Frequently asked questions

Do beginners need slope mode on a rangefinder?
Slope mode is helpful for learning — it shows the elevation-adjusted 'plays like' distance instead of the raw yardage. For casual rounds, leave slope on. For tournaments, most rangefinders have a legal slope switch you can toggle off. If you're only playing casual rounds, slope is worth having.
How accurate does a first golf rangefinder need to be?
All the rangefinders in this guide are accurate to within ±1 yard, which is more than sufficient for a beginner. At the stage where club selection is still inconsistent by 10–20 yards, the difference between ±0.1m and ±1 yard precision is irrelevant. Focus on ease of use and flag-lock confirmation instead.
Should I get a laser rangefinder or a GPS watch as a beginner?

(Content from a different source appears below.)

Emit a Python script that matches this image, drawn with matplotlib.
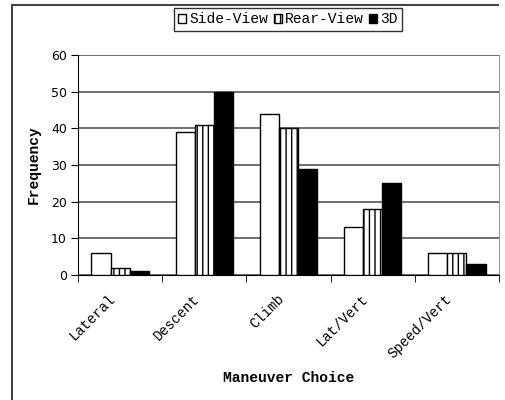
import numpy as np
import matplotlib
matplotlib.use("Agg")
import matplotlib.pyplot as plt
from matplotlib.lines import Line2D
from matplotlib.patches import Patch

categories = ["Lateral", "Descent", "Climb", "Lat/Vert", "Speed/Vert"]
side_view = [6, 39, 44, 13, 6]
rear_view = [2, 41, 40, 18, 6]
view_3d = [1, 50, 29, 25, 3]
series_names = ["Side-View", "Rear-View", "3D"]
y_ticks = [0, 10, 20, 30, 40, 50, 60]

mono = ["Liberation Mono", "DejaVu Sans Mono"]
plt.rcParams["hatch.linewidth"] = 1.0
plt.rcParams["hatch.color"] = "black"

fig = plt.figure(figsize=(5.06, 4.0), dpi=100)
ax = fig.add_axes([78 / 506, 1 - 275 / 400, (499 - 78) / 506, (275 - 55) / 400])

x = np.arange(len(categories))
w = 0.227
styles = [
    dict(facecolor="white", hatch=None),
    dict(facecolor="white", hatch="|||"),
    dict(facecolor="black", hatch=None),
]
for i, (vals, st) in enumerate(zip([side_view, rear_view, view_3d], styles)):
    ax.bar(x + (i - 1) * w, vals, width=w, edgecolor="black", linewidth=1.0,
           zorder=3, **st)

ax.set_xlim(-0.5, len(categories) - 0.5)
ax.set_ylim(0, 60)
ax.set_yticks(y_ticks)
ax.yaxis.grid(True, color="#555555", linewidth=1.2, zorder=0)
ax.set_axisbelow(True)

ax.spines["top"].set_visible(False)
ax.spines["right"].set_color("#999999")
ax.spines["left"].set_color("black")
ax.spines["bottom"].set_color("black")

# labels sit a bit left of the category centre, like the original
ax.set_xticks(x - 0.14)
ax.set_xticklabels(categories, rotation=45, ha="right", rotation_mode="anchor",
                   family=mono, fontsize=10)
ax.set_xticks(np.arange(len(categories) + 1) - 0.5, minor=True)
ax.tick_params(axis="x", which="major", length=0, pad=12)
ax.tick_params(axis="x", which="minor", length=5, direction="out", color="black")
ax.tick_params(axis="y", length=5, direction="out", labelsize=9, pad=3)

ax.set_xlabel("Maneuver Choice", family=mono, fontweight="bold", fontsize=10.5,
              labelpad=7)
ax.set_ylabel("Frequency", family=mono, fontweight="bold", fontsize=10.5,
              labelpad=7)

handles = [
    Patch(facecolor="white", edgecolor="black"),
    Patch(facecolor="white", edgecolor="black", hatch="|||"),
    Patch(facecolor="black", edgecolor="black"),
]
leg = fig.legend(handles, series_names, loc="upper center",
                 bbox_to_anchor=(288 / 506, 1 - 8 / 400), ncol=3,
                 prop={"family": mono, "size": 10.5}, frameon=True, fancybox=False,
                 handlelength=0.55, handleheight=0.55, handletextpad=0.2,
                 columnspacing=0.4, borderpad=0.3, borderaxespad=0)
leg.get_frame().set_edgecolor("black")
leg.get_frame().set_linewidth(1.0)

# outer chart border (left and top only)
fig.add_artist(Line2D([12 / 506, 12 / 506], [0, 1 - 5 / 400], color="#444444",
                      linewidth=1.5, transform=fig.transFigure))
fig.add_artist(Line2D([12 / 506, 498 / 506], [1 - 5 / 400, 1 - 5 / 400],
                      color="#444444", linewidth=1.5, transform=fig.transFigure))

fig.savefig("out.png", dpi=100)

A laser rangefinder is more versatile for course play — it gives you exact pin distances rather than front/middle/back estimates. GPS watches are convenient for walking but won't tell you the pin is 4 yards past the middle. Start with a laser; add GPS later if you want round tracking and hole overviews.
How much should a beginner spend on a rangefinder?
$150–$200 is the beginner sweet spot: you get slope, flag lock vibration, a decent waterproof rating, and a warranty. Under $100 is fine if budget is tight — the Gogogo GS24 works. Over $300 is unnecessary for your first 12 months on the course.
Is the Bushnell Tour V6 worth it for a beginner?
Only if you're serious about improving from day one and don't mind spending $300 on a first rangefinder. The Visual JOLT confirmation is genuinely the clearest flag-lock feedback available at this price tier. But the Precision Pro NX9 at $199.99 covers 90% of what a beginner needs for $100 less.